Immigrant communities in the USA want news about their home countries in their native languages, and VOA can provide this as a value-added public service at no additional cost to the US taxpayers. The only problem is if VOA is doing propaganda rather than news, but we can assume VOA is doing news unless someone finds evidence to the contrary.
(6) Perhaps unintentionally, but the USG is “hiding” its presence in this clip by not stating that “this footage is sponsored/presented thanks to U.S. government funding.” So your typical American viewer — not familiar with Alhurra or the sources of its funding — has no idea that what s/he is seeing is brought to her/him thanks to taxpayers’ money.
That probably would be more information than could fit in the bottom third of a TV screen. But remember, this was just video of a news event. Each MSM relayer of this video could decide whether to use it or not, and how to use it. It would be interesting to see how the various MSM outlets described Alhurra. Some did call it an Arab news outlet. Search news.google.com for…
Alhurra OR “Al Hurra”
… and an interesting content analysis could be undertaken.
At the Alhurra website, the English “About Us” is at the bottom of the page, then at the bottom of that page is the statement that Alhurra is funded by the US government.
(7) There are increasing questions in the media (see “Execution on our Streets” by Peter Van Buren) about the shooting of this mentally-ill woman (with a child in her car, thank God spared of bullets) by USG police forces. Would it not have been appropriate in such an uncertain situation for the MSM to provide footage not provided by a USG-funded media outlet?
No such video was available from any source other than Alhurra. The MSM will use the best video they can get. Someone might have been there filming a commercial, and that would have been used if necessary.
So, John, this is not a defining case of the domestic dissemination of USIB. It was a one-off lucky video opportunity for Alhurra.
If this had taken place before the domestic dissemination prohibition was lifted, it would have been an interesting conundrum. Some MSM would have used parts of the video without asking permission, citing “fair use.” Others would have sought permission from Alhurra. Then Alhurra would have a dilemma: say no because of Smith-Mundt, or say yes because this is great publicity for Alhurra, Smith-Mundt be damned. Or Alhurra might have finessed it by saying “we can’t give you specific permission, but note that Alhurra content is in the public domain.”

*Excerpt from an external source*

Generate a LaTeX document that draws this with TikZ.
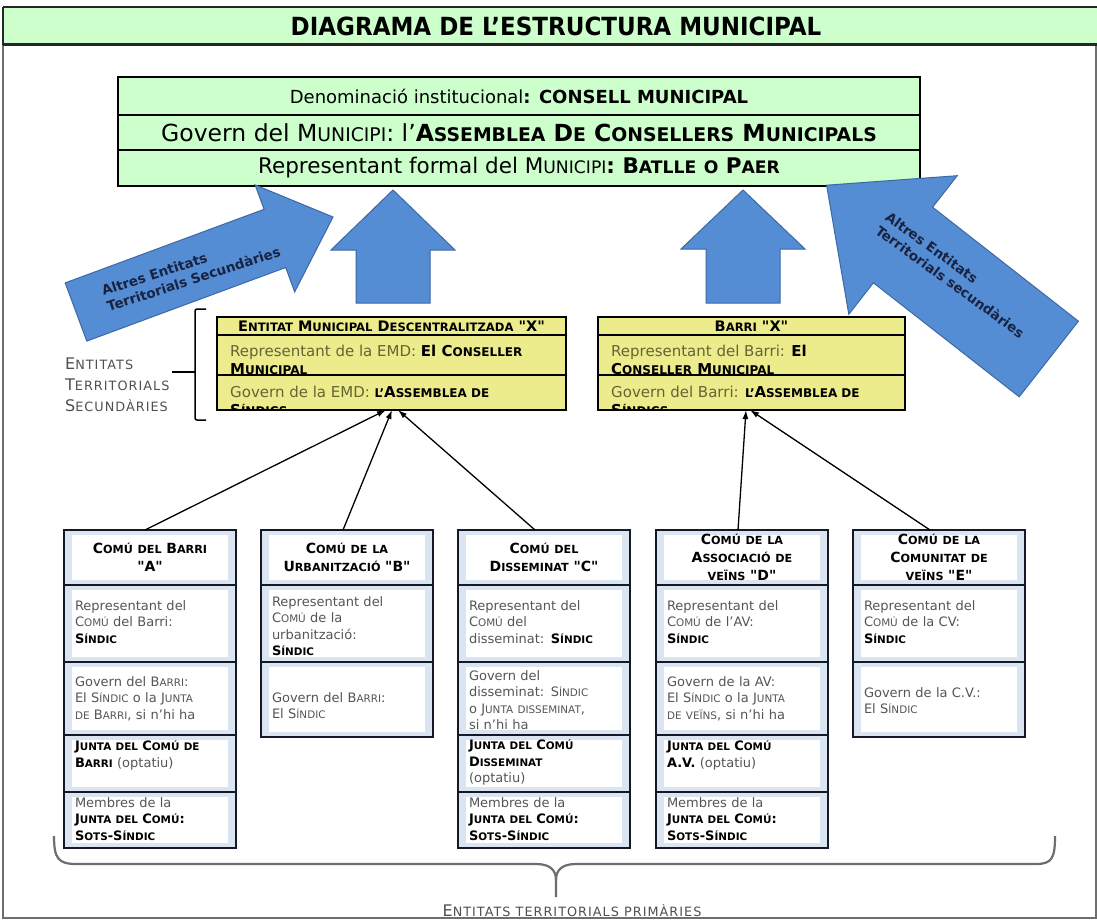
\documentclass[tikz,border=0pt]{standalone}
\usepackage{fontspec}
\setmainfont{DejaVu Sans}[Ligatures=TeXOff]
\newfontfamily\titlefont[FakeStretch=0.92]{DejaVu Sans}
\newfontfamily\widesc[LetterSpace=8]{DejaVu Sans}
\usetikzlibrary{arrows.meta}

% fake small capitals: \smc{ABC} sets capitals at 80% of the current size,
% \SC{WORD} keeps the first letter full size
\makeatletter
\newdimen\scdim
\newcommand\smc[1]{{\scdim=\f@size pt\relax\scdim=0.8\scdim
  \fontsize{\strip@pt\scdim}{\f@baselineskip}\selectfont #1}}
\def\SC#1{\sc@word#1\relax}
\def\sc@word#1#2\relax{#1\smc{#2}}
\makeatother
\newcommand\bsc[1]{\textbf{\color{black}#1}}

\definecolor{hdrgreen}{RGB}{204,255,204}
\definecolor{boxgreen}{RGB}{204,255,204}
\definecolor{arrowblue}{RGB}{84,141,212}
\definecolor{arrowedge}{RGB}{60,104,165}
\definecolor{ebox}{RGB}{236,236,140}
\definecolor{etext}{RGB}{100,100,55}
\definecolor{cellbg}{RGB}{219,229,241}
\definecolor{cellborder}{RGB}{20,25,40}
\definecolor{celltext}{RGB}{85,85,85}
\definecolor{navy}{RGB}{25,35,65}
\definecolor{labelgray}{RGB}{80,80,80}
\definecolor{framegray}{RGB}{110,110,110}

% one table cell of a primary entity column:
% #1 name, #2 left x, #3 top y, #4 bottom y, #5 text offset, #6 text style, #7 text
\newcommand\ccell[7]{%
  \node[cellframe, minimum height={(#4-#3)*1pt}, anchor=north west] (#1) at (#2,#3) {};
  \fill[white] ([xshift=8pt,yshift=-5pt]#1.north west) rectangle ([xshift=-8pt,yshift=5pt]#1.south east);
  \begin{scope}
    \clip ([xshift=1pt,yshift=-1pt]#1.north west) rectangle ([xshift=-1pt,yshift=1pt]#1.south east);
    \node[#6] (#1-t) at ([yshift=-#5pt]#1.north) {#7};
  \end{scope}
  \draw[cellline] (#1.north west) rectangle (#1.south east);}

\begin{document}
\begin{tikzpicture}[x=1pt,y=-1pt,
  greenrow/.style={draw=black, line width=1.5pt, fill=boxgreen, minimum width=802pt, inner sep=0pt, outer sep=0pt},
  yrow/.style={draw=black, line width=1.5pt, fill=ebox, inner sep=0pt, outer sep=0pt, anchor=north west},
  ytext/.style={anchor=north west, align=left, inner sep=0pt, font=\fontsize{15}{18}\selectfont, text=etext},
  yhead/.style={font=\bfseries\fontsize{14.5}{16}\selectfont},
  cellframe/.style={fill=cellbg, minimum width=172pt, inner sep=0pt, outer sep=0pt},
  cellline/.style={line width=1.6pt, draw=cellborder},
  chead/.style={anchor=center, text width=162pt, align=center, font=\bfseries\fontsize{14}{18}\selectfont, text=black, inner sep=0pt},
  cbody/.style={anchor=north, text width=150pt, align=left, font=\fontsize{13}{16.5}\selectfont, text=celltext, inner sep=0pt},
  conn/.style={line width=1.3pt, -{Latex[length=9pt,width=6pt]}},
  bluearrow/.style={fill=arrowblue, draw=arrowedge, line width=1pt, line join=miter},
  arrowtext/.style={font=\bfseries\fontsize{13.5}{17}\selectfont, text=navy, align=left, inner sep=0pt},
  sclabel/.style={font=\widesc\fontsize{16}{21}\selectfont, text=labelgray, align=left, inner sep=0pt},
]
\useasboundingbox (0,0) rectangle (1097,920);
\fill[white] (0,0) rectangle (1097,920);

% page frame and title bar
\draw[framegray, line width=1.5pt] (3,45) -- (3,918) -- (1096,918) -- (1096,45);
\fill[hdrgreen] (3,7) rectangle (1097,45);
\draw[black!85, line width=2.5pt] (3,7) -- (1097,7);
\draw[black!85, line width=3pt] (3,45) -- (1097,45);
\draw[black!85, line width=1.5pt] (3,7) -- (3,45);
\node[font=\titlefont\bfseries\fontsize{25}{28}\selectfont] (title) at (556,26) {DIAGRAMA DE L’ESTRUCTURA MUNICIPAL};

% municipal council
\node[greenrow, minimum height=38pt] (g1) at (519,96)
  {\fontsize{18}{22}\selectfont Denominació institucional\textbf{: CONSELL MUNICIPAL}};
\node[greenrow, minimum height=35pt] (g2) at (519,132.5)
  {\fontsize{23.5}{27}\selectfont Govern del \SC{MUNICIPI}: l’\textbf{\SC{ASSEMBLEA} \SC{DE} \SC{CONSELLERS} \SC{MUNICIPALS}}};
\node[greenrow, minimum height=36pt] (g3) at (519,168)
  {\fontsize{21.5}{25}\selectfont Representant formal del \SC{MUNICIPI}\textbf{: \SC{BATLLE} \smc{O} \SC{PAER}}};

% block arrows
\filldraw[bluearrow] (65.2,282.9) -- (264.1,209.3) -- (255.1,184.9) -- (333,217)
  -- (294.7,291.9) -- (285.7,267.5) -- (86.8,341.1) -- cycle;
\node[arrowtext, rotate=18] (arL) at (191,271) {Altres Entitats\\Territorials Secundàries};

\filldraw[bluearrow] (393,190) -- (455,250) -- (430,250) -- (430,303) -- (356,303) -- (356,250) -- (331,250) -- cycle;
\filldraw[bluearrow] (743,190) -- (805,249) -- (780,249) -- (780,303) -- (706,303) -- (706,249) -- (681,249) -- cycle;

\filldraw[bluearrow] (826.6,185.2) -- (957.2,175.7) -- (932.6,207.2) -- (1078.4,321.2)
  -- (1019.2,396.8) -- (873.4,282.8) -- (848.8,314.3) -- cycle;
\node[arrowtext, rotate=-36] (arR) at (955,275) {Altres Entitats\\Territorials secundàries};

% secondary entities
\node[yrow, yhead, minimum width=349pt, minimum height=18pt] (eL1) at (217,317)
  {\SC{ENTITAT} \SC{MUNICIPAL} \SC{DESCENTRALITZADA} "X"};
\node[yrow, minimum width=349pt, minimum height=40pt] (eL2) at (217,335) {};
\node[yrow, minimum width=349pt, minimum height=35pt] (eL3) at (217,375) {};
\begin{scope}
  \clip (eL2.north west) rectangle (eL3.south east);
  \node[ytext] (eL2t) at ([xshift=13pt,yshift=-10pt]eL2.north west)
    {Representant de la EMD: \bsc{El \SC{CONSELLER}}\\\bsc{\SC{MUNICIPAL}}};
  \node[ytext] (eL3t) at ([xshift=13pt,yshift=-11pt]eL3.north west)
    {Govern de la EMD: \bsc{\smc{L’}A\smc{SSEMBLEA DE}}\\\bsc{\SC{SÍNDICS}}};
\end{scope}
\draw[black, line width=1.5pt] (eL2.north west) rectangle (eL3.south east);
\draw[black, line width=1.5pt] (eL3.north west) -- (eL3.north east);

\node[yrow, yhead, minimum width=307pt, minimum height=18pt] (eR1) at (598,317)
  {\SC{BARRI} "X"};
\node[yrow, minimum width=307pt, minimum height=40pt] (eR2) at (598,335) {};
\node[yrow, minimum width=307pt, minimum height=35pt] (eR3) at (598,375) {};
\begin{scope}
  \clip (eR2.north west) rectangle (eR3.south east);
  \node[ytext] (eR2t) at ([xshift=13pt,yshift=-10pt]eR2.north west)
    {Representant del Barri: \bsc{El}\\\bsc{\SC{CONSELLER} \SC{MUNICIPAL}}};
  \node[ytext] (eR3t) at ([xshift=13pt,yshift=-11pt]eR3.north west)
    {Govern del Barri: \bsc{\smc{L’}A\smc{SSEMBLEA DE}}\\\bsc{\SC{SÍNDICS}}};
\end{scope}
\draw[black, line width=1.5pt] (eR2.north west) rectangle (eR3.south east);
\draw[black, line width=1.5pt] (eR3.north west) -- (eR3.north east);

% bracket and label of the secondary entities
\draw[black, line width=1.5pt, rounded corners=2pt] (206,309) -- (195,309) -- (195,420) -- (206,420);
\draw[black, line width=2pt] (195,372) -- (172,372);
\node[sclabel, anchor=north west] (lblsec) at (65,357.5)
  {E\smc{NTITATS}\\T\smc{ERRITORIALS}\\S\smc{ECUNDÀRIES}};

% primary entities: column A
\ccell{cA1}{64}{530}{585}{27.5}{chead}{\SC{COMÚ} \smc{DEL} \SC{BARRI}\\"A"}
\ccell{cA2}{64}{585}{662}{15}{cbody}{Representant del\\\SC{COMÚ} del Barri:\\\bsc{\SC{SÍNDIC}}}
\ccell{cA3}{64}{662}{735}{14}{cbody}{Govern del \SC{BARRI}:\\El \SC{SÍNDIC} o la \SC{JUNTA}\\\smc{DE} \SC{BARRI}, si n’hi ha}
\ccell{cA4}{64}{735}{792}{6}{cbody}{\bsc{\SC{JUNTA} \smc{DEL} \SC{COMÚ} \smc{DE}}\\\bsc{\SC{BARRI}} (optatiu)}
\ccell{cA5}{64}{792}{848}{5}{cbody}{Membres de la\\\bsc{\SC{JUNTA} \smc{DEL} \SC{COMÚ}:}\\\bsc{\SC{SOTS}-\SC{SÍNDIC}}}

% column B
\ccell{cB1}{261}{530}{585}{27.5}{chead}{\SC{COMÚ} \smc{DE LA}\\\SC{URBANITZACIÓ} "B"}
\ccell{cB2}{261}{585}{662}{11}{cbody}{Representant del\\\SC{COMÚ} de la\\urbanització:\\\bsc{\SC{SÍNDIC}}}
\ccell{cB3}{261}{662}{737}{30}{cbody}{Govern del \SC{BARRI}:\\El \SC{SÍNDIC}}

% column C
\ccell{cC1}{458}{530}{585}{27.5}{chead}{\SC{COMÚ} \smc{DEL}\\\SC{DISSEMINAT} "C"}
\ccell{cC2}{458}{585}{662}{15}{cbody}{Representant del\\\SC{COMÚ} del\\disseminat: \bsc{\SC{SÍNDIC}}}
\ccell{cC3}{458}{662}{735}{8}{cbody}{Govern del\\disseminat: \SC{SÍNDIC}\\o \SC{JUNTA} \smc{DISSEMINAT},\\si n’hi ha}
\ccell{cC4}{458}{735}{792}{5}{cbody}{\bsc{\SC{JUNTA} \smc{DEL} \SC{COMÚ}}\\\bsc{\SC{DISSEMINAT}}\\(optatiu)}
\ccell{cC5}{458}{792}{848}{5}{cbody}{Membres de la\\\bsc{\SC{JUNTA} \smc{DEL} \SC{COMÚ}:}\\\bsc{\SC{SOTS}-\SC{SÍNDIC}}}

% column D
\ccell{cD1}{656}{530}{585}{27.5}{chead}{\SC{COMÚ} \smc{DE LA}\\\SC{ASSOCIACIÓ} \smc{DE}\\\smc{VEÏNS} "D"}
\ccell{cD2}{656}{585}{662}{15}{cbody}{Representant del\\\SC{COMÚ} de l’AV:\\\bsc{\SC{SÍNDIC}}}
\ccell{cD3}{656}{662}{735}{14}{cbody}{Govern de la AV:\\El \SC{SÍNDIC} o la \SC{JUNTA}\\\smc{DE VEÏNS}, si n’hi ha}
\ccell{cD4}{656}{735}{792}{6}{cbody}{\bsc{\SC{JUNTA} \smc{DEL} \SC{COMÚ}}\\\bsc{A.V.} (optatiu)}
\ccell{cD5}{656}{792}{848}{5}{cbody}{Membres de la\\\bsc{\SC{JUNTA} \smc{DEL} \SC{COMÚ}:}\\\bsc{\SC{SOTS}-\SC{SÍNDIC}}}

% column E
\ccell{cE1}{853}{530}{585}{27.5}{chead}{\SC{COMÚ} \smc{DE LA}\\\SC{COMUNITAT} \smc{DE}\\\smc{VEÏNS} "E"}
\ccell{cE2}{853}{585}{662}{15}{cbody}{Representant del\\\SC{COMÚ} de la CV:\\\bsc{\SC{SÍNDIC}}}
\ccell{cE3}{853}{662}{737}{25}{cbody}{Govern de la C.V.:\\El \SC{SÍNDIC}}

% links from the primary to the secondary entities
\draw[conn] ([xshift=-5pt]cA1.north) -- ([xshift=-5.5pt]eL3.south);
\draw[conn] ([xshift=-4pt]cB1.north) -- ([xshift=0.5pt]eL3.south);
\draw[conn] ([xshift=-9pt]cC1.north) -- ([xshift=6.5pt]eL3.south);
\draw[conn] ([xshift=-4pt]cD1.north) -- ([xshift=-5.5pt]eR3.south);
\draw[conn] ([xshift=-9pt]cE1.north) -- ([xshift=-1.5pt]eR3.south);

% brace under the primary entities
\draw[framegray, line width=2.2pt]
  (54,836) .. controls (54,858) and (58,864) .. (76,864) -- (536,864)
  .. controls (550,864) and (556,870) .. (556,880) -- (556,897);
\draw[framegray, line width=2.2pt]
  (556,880) .. controls (556,870) and (562,864) .. (576,864) -- (1036,864)
  .. controls (1052,864) and (1055,858) .. (1055,836);
\node[sclabel, anchor=base] (lblprim) at (572,916) {E\smc{NTITATS TERRITORIALS PRIMÀRIES}};
\end{tikzpicture}
\end{document}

The bigger question is whether serious news coverage will eventually have to be government-subsidized or at least funded by a nonprofit. That raises the possibility of the government or nonprofit trying the guide the news, either by emphasis within each news item, or by selection of news items to be broadcast. Commercial news media have many advertisers, and that tends to dilute the influence that any one advertiser might have.